§ **Written problem**: Below, locate the line that contains "Clone this chart in Plotly.". Repeat exactly from that line to the line that contains "import plotly.graph_objects as go", inclusive, leaving out the pictures.

§ **Supplied data**:
-------

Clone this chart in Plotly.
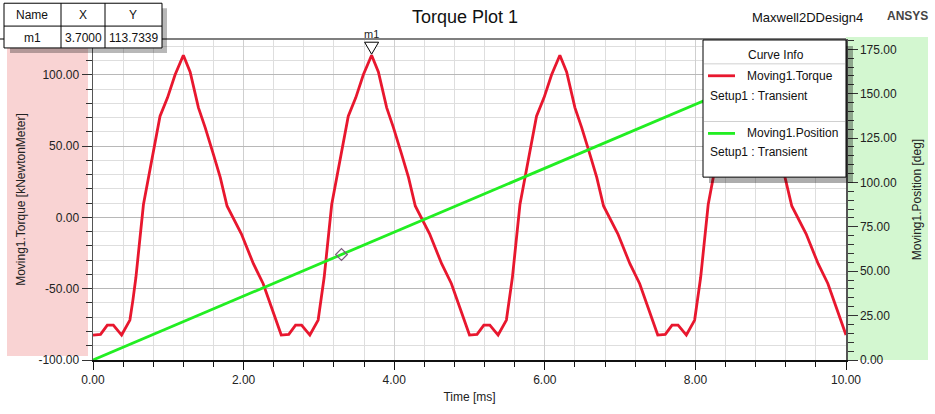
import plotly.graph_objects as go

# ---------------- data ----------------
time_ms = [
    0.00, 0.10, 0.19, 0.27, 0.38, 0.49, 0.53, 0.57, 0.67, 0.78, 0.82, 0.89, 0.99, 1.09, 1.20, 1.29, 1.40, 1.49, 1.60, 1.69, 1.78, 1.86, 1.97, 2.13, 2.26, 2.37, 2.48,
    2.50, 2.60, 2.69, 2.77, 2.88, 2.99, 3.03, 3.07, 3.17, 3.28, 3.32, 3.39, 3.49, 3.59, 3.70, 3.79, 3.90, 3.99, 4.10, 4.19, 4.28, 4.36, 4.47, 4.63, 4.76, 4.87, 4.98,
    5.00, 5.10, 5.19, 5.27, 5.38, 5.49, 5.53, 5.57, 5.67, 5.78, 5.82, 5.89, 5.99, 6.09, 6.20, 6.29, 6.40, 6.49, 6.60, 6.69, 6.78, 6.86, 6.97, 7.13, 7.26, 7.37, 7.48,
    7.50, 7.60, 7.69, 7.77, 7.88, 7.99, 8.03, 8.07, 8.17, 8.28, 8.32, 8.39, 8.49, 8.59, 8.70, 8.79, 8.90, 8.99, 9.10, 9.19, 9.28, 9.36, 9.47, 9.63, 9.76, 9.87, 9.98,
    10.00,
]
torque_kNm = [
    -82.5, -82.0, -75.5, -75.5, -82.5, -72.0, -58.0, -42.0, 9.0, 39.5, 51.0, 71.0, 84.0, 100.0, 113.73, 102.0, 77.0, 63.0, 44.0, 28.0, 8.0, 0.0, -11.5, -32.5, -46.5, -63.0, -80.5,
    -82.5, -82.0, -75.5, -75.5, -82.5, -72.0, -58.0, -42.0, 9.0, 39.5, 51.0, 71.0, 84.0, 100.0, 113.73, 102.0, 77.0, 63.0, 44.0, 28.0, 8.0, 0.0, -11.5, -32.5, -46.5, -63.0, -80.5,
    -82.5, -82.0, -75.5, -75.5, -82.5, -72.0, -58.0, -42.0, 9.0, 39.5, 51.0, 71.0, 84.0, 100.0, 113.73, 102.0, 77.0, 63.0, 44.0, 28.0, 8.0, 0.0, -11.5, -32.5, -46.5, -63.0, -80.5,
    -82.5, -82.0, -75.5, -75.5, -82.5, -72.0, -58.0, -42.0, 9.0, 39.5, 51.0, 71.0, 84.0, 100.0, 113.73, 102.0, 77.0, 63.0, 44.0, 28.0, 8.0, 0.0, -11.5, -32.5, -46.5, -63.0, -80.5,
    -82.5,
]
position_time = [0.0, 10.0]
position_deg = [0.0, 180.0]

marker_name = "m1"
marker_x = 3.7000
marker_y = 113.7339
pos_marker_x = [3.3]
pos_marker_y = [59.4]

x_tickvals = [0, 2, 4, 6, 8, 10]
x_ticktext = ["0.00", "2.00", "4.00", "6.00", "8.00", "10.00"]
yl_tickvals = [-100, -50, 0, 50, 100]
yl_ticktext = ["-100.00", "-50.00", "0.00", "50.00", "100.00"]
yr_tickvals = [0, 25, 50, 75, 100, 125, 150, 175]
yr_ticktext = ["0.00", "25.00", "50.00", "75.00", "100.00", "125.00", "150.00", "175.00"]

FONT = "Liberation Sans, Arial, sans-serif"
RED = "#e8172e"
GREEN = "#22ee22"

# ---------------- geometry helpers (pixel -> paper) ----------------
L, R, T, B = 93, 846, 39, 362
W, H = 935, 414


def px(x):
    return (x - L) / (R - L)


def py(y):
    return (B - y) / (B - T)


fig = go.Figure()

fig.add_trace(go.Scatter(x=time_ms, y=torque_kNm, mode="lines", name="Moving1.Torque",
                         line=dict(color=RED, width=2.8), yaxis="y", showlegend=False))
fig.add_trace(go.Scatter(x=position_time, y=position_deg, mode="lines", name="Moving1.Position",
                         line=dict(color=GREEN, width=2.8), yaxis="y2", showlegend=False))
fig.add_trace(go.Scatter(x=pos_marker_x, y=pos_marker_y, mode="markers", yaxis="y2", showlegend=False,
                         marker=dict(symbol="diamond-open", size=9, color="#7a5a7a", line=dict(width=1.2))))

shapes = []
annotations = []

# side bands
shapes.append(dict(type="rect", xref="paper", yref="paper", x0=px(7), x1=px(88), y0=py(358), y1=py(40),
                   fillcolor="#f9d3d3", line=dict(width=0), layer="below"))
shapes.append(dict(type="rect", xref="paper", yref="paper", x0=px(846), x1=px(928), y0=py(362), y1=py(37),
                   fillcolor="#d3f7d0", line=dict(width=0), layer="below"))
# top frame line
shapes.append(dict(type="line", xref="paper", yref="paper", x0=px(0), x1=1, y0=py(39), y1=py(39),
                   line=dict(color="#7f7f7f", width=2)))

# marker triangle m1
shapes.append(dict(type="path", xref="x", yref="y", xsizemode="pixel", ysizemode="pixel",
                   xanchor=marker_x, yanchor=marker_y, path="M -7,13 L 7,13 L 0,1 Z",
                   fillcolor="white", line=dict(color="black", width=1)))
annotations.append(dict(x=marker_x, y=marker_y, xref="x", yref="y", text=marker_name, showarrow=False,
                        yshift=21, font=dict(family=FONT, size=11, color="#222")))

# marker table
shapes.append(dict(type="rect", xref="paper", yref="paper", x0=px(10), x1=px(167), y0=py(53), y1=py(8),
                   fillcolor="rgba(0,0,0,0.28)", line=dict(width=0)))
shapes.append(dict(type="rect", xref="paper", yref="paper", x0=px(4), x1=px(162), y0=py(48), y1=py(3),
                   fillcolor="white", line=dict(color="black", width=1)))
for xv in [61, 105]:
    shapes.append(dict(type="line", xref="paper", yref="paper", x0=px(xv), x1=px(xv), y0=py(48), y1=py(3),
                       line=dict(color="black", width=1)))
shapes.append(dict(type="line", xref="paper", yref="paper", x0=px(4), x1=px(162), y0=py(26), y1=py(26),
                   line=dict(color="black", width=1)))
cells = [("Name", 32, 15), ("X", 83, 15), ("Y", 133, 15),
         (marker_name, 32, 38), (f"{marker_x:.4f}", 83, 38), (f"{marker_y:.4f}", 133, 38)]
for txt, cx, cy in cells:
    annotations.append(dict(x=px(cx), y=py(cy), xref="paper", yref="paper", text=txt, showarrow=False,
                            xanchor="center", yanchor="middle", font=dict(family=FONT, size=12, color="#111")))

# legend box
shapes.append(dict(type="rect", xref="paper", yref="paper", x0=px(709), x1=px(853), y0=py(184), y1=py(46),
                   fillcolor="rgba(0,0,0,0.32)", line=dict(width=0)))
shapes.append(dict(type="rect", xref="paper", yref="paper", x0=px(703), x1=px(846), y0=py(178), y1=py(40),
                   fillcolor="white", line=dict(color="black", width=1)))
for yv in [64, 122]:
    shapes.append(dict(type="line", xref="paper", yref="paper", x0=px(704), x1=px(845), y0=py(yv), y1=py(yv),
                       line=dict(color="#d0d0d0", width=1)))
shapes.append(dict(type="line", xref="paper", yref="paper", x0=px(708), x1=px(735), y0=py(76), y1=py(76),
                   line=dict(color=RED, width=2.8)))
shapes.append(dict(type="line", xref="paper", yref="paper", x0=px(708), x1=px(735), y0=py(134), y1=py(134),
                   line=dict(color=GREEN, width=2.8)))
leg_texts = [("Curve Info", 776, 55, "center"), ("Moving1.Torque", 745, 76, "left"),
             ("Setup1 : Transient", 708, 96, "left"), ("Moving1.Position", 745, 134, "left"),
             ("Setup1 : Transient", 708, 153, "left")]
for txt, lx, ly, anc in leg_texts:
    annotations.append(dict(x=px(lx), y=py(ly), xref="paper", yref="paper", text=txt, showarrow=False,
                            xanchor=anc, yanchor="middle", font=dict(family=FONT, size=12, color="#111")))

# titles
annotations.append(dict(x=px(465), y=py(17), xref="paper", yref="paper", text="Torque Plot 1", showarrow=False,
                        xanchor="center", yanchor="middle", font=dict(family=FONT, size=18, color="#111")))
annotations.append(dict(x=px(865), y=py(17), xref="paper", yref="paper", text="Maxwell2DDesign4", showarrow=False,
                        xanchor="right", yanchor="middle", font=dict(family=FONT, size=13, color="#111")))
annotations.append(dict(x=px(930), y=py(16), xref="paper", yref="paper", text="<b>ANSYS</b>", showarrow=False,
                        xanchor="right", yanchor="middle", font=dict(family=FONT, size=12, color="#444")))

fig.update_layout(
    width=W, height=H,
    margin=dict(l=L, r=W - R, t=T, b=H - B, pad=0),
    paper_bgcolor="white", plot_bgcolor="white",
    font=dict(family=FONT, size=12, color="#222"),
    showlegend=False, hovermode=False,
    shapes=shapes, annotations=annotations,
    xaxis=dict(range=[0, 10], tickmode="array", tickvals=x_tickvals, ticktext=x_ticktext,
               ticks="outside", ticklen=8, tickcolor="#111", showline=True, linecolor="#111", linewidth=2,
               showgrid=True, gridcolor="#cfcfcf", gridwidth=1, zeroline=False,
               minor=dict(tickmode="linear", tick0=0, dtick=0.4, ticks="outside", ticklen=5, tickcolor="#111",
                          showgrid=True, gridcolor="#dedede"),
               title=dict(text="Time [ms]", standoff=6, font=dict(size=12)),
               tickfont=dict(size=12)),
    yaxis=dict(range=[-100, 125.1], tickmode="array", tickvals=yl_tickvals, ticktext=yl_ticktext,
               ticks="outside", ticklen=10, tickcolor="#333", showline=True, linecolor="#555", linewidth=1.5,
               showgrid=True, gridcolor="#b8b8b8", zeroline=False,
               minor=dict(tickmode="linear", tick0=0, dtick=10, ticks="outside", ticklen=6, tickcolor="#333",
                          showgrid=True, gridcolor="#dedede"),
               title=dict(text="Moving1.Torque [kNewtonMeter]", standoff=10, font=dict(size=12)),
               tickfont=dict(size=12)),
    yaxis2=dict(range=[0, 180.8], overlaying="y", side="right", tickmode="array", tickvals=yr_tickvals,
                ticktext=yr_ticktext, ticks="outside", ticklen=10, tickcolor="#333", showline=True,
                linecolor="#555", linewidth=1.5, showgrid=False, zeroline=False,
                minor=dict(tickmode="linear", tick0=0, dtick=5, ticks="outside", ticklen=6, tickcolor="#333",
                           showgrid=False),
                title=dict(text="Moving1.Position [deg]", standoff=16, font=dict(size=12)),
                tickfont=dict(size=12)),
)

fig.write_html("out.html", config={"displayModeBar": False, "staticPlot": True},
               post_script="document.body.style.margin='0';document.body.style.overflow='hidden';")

-------

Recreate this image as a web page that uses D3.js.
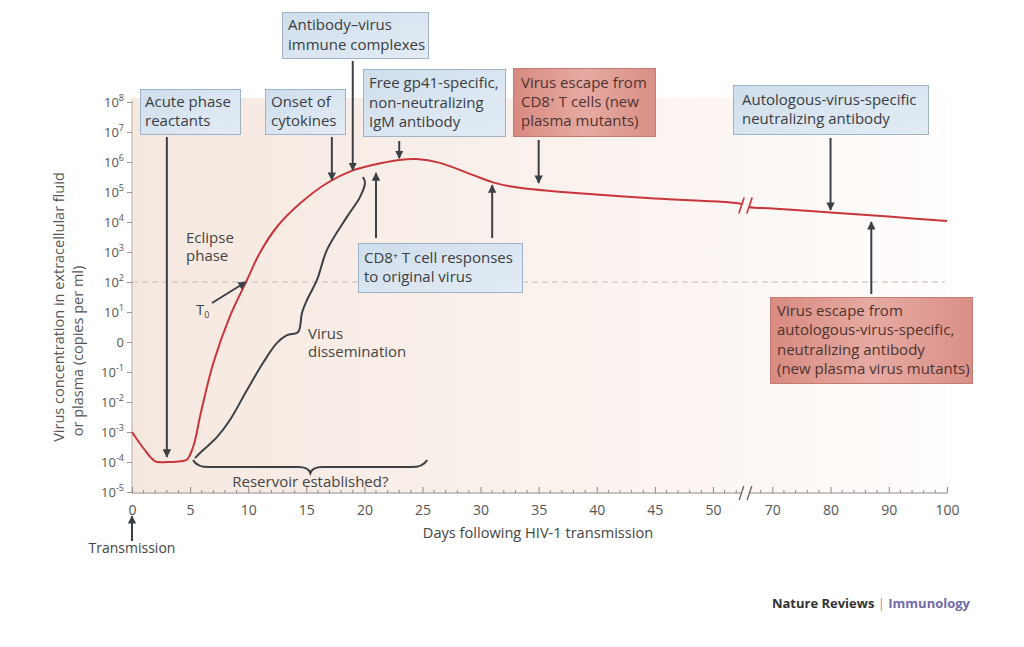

-------

§ **The output**:
Clone this chart in Plotly.
import plotly.graph_objects as go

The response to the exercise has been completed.